Another thing to keep in mind when doing the data design is the ANR attribute set. The ANR attribute set by default is: givenName, sn, displayName, RDN, legacyExchangeDN, physicalDeliveryOfficeName, proxyAddresses. The ANR is a common search built into a lot of the MS integrated products, and this may influence where you decide to stick data. One thing to keep in mind about the ANR search is that if the ANR search has a space in it, it will break up those substrings and try both of those substrings against givenName & sn (in addition to all the other attributes). In other words, the ANR search makes it less important how you choose to format the displayName value. The ANR may influence your data design because if there’s name data you want to store, but most folks wouldn’t want to search on it, then you’d want to avoid putting it in that set of attributes. Or on the other side of the coin, maybe you’ll want to change the ANR attribute set from the default so more attributes are searched by default.

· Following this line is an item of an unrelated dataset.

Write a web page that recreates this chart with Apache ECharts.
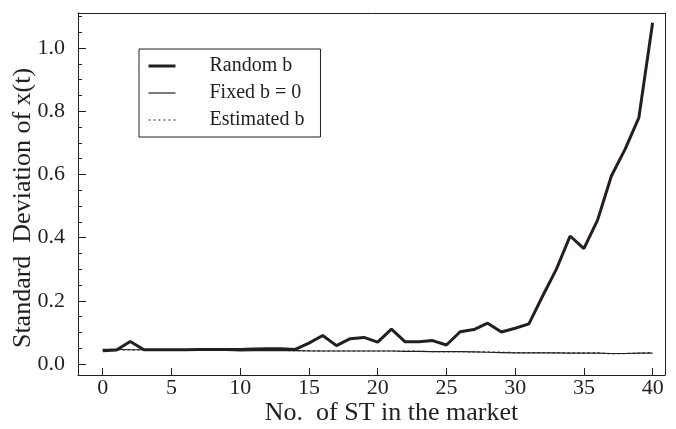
<!DOCTYPE html>
<html>
<head>
<meta charset="utf-8">
<script src="https://cdn.jsdelivr.net/npm/echarts@6/dist/echarts.min.js"></script>
<style>html,body{margin:0;padding:0;background:#fff}#c{width:676px;height:429px}</style>
</head>
<body>
<div id="c"></div>
<script>
var xValues = [0,1,2,3,4,5,6,7,8,9,10,11,12,13,14,15,16,17,18,19,20,21,22,23,24,25,26,27,28,29,30,31,32,33,34,35,36,37,38,39,40];
var randomB = [0.042,0.044,0.071,0.045,0.045,0.045,0.045,0.046,0.046,0.046,0.046,0.047,0.048,0.048,0.046,0.066,0.090,0.058,0.080,0.084,0.069,0.110,0.070,0.070,0.074,0.060,0.102,0.109,0.129,0.101,0.113,0.127,0.215,0.300,0.405,0.365,0.456,0.595,0.680,0.780,1.080];
var fixedB0 = [0.046,0.046,0.045,0.045,0.044,0.044,0.044,0.044,0.044,0.043,0.041,0.042,0.043,0.042,0.042,0.041,0.041,0.041,0.041,0.041,0.041,0.041,0.040,0.040,0.039,0.039,0.039,0.038,0.037,0.036,0.035,0.035,0.035,0.035,0.034,0.034,0.034,0.033,0.033,0.034,0.034];
var estimatedB = [0.043,0.044,0.045,0.044,0.044,0.044,0.044,0.045,0.044,0.044,0.043,0.043,0.043,0.043,0.042,0.042,0.041,0.041,0.041,0.041,0.041,0.041,0.041,0.040,0.039,0.039,0.039,0.038,0.038,0.037,0.036,0.036,0.036,0.035,0.035,0.035,0.035,0.032,0.033,0.034,0.036];
var xTicks = [0,5,10,15,20,25,30,35,40];
var yTicks = [0,0.2,0.4,0.6,0.8,1.0];
var yMinorTicks = [0.05,0.1,0.15,0.25,0.3,0.35,0.45,0.5,0.55,0.65,0.7,0.75,0.85,0.9,0.95,1.05,1.1];

function pairs(ys){ return xValues.map(function(x,i){return [x, ys[i]];}); }

var FONT = 'Liberation Serif, Times New Roman, serif';
var INK = '#231f20';
var X_MIN = -1.8, X_MAX = 40.9, Y_MIN = -0.035, Y_MAX = 1.111;

function frameAxis(kind, pos){
  return {
    type:'value', min: kind==='x'?X_MIN:Y_MIN, max: kind==='x'?X_MAX:Y_MAX, position:pos,
    axisLine:{show:true, onZero:false, lineStyle:{color:INK, width:1}},
    axisTick:{show:false}, axisLabel:{show:false}, splitLine:{show:false}
  };
}

var chart = echarts.init(document.getElementById('c'), null, {renderer:'canvas'});
chart.setOption({
  animation:false,
  backgroundColor:'#fff',
  grid:{left:78, right:11, top:13, bottom:54, show:false, outerBoundsMode:'none'},
  legend:{
    orient:'vertical', left:139, top:49,
    borderColor:INK, borderWidth:1, borderRadius:0,
    padding:[7,16,7,8],
    itemWidth:27, itemHeight:14, itemGap:7,
    itemStyle:{color:'transparent', borderWidth:0, opacity:0},
    textStyle:{fontFamily:FONT, fontSize:20, color:INK, padding:[0,0,0,29]},
    data:[
      {name:'Random b', lineStyle:{width:3, color:INK}},
      {name:'Fixed b = 0', lineStyle:{width:1.2, color:INK}},
      {name:'Estimated b', lineStyle:{width:1.2, color:INK, type:[2,3]}}
    ]
  },
  xAxis:[{
    type:'value', min:X_MIN, max:X_MAX, position:'bottom',
    name:'No.  of ST in the market', nameLocation:'middle', nameGap:25, nameMoveOverlap:false,
    nameTextStyle:{fontFamily:FONT, fontSize:26, color:INK, padding:[0,0,0,40]},
    axisLine:{show:true, onZero:false, lineStyle:{color:INK, width:1}},
    axisTick:{show:true, inside:true, length:7, customValues:xTicks, lineStyle:{color:INK, width:1}},
    axisLabel:{show:true, customValues:xTicks, margin:2, fontFamily:FONT, fontSize:22, color:INK},
    splitLine:{show:false}
  }, frameAxis('x','top')],
  yAxis:[{
    type:'value', min:Y_MIN, max:Y_MAX, position:'left',
    name:'Standard  Deviation of x(t)', nameLocation:'middle', nameGap:42, nameRotate:90, nameMoveOverlap:false,
    nameTextStyle:{fontFamily:FONT, fontSize:26, color:INK, padding:[0,28,0,0]},
    axisLine:{show:true, onZero:false, lineStyle:{color:INK, width:1}},
    axisTick:{show:true, inside:true, length:8, customValues:yTicks, lineStyle:{color:INK, width:1}},
    axisLabel:{show:true, customValues:yTicks, margin:13, fontFamily:FONT, fontSize:22, color:INK,
      formatter:function(v){return v.toFixed(1);}},
    splitLine:{show:false}
  },{
    type:'value', min:Y_MIN, max:Y_MAX, position:'left',
    axisLine:{show:true, onZero:false, lineStyle:{color:INK, width:1}},
    axisTick:{show:true, inside:true, length:4, customValues:yMinorTicks, lineStyle:{color:INK, width:1}},
    axisLabel:{show:false},
    splitLine:{show:false}
  }, frameAxis('y','right')],
  series:[
    {name:'Fixed b = 0', type:'line', data:pairs(fixedB0), symbol:'none', lineStyle:{color:INK, width:1.2}, itemStyle:{color:INK}, z:2},
    {name:'Estimated b', type:'line', data:pairs(estimatedB), symbol:'none', lineStyle:{color:INK, width:1.2, type:[2,3]}, itemStyle:{color:INK}, z:3},
    {name:'Random b', type:'line', data:pairs(randomB), symbol:'none', lineStyle:{color:INK, width:3}, itemStyle:{color:INK}, z:4}
  ]
});
</script>
</body>
</html>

My AD has some name data standardization applied to it. But I have a mess when it comes to the source systems that supply the name data–and merging all those data sources. The source systems gave very little thought to these kinds of issues, in some cases have case insensitive data, there are a mix of legal and preferred names to choose from, and I have to deal with the FERPA issue I mentioned earlier. I’ve got a bunch of code to wrangle all of that, but to be honest, maintaining it and having to live with the limitations is the worst technical part of my job. For the past 5+ years, I’ve been pitching a different approach which ditches all of the source systems, and creates a new single source of preferred name data. That new single source allows the users to assert their preferred name, but applies a set of name data rules at the point of input to ensure consistency and prevent deviation that is too great from the various source systems. This eliminates the need for the code I maintain by leveraging input validation, and eliminates the complexity associated with wrangling all the various source systems.
I hope all of that is helpful in some part.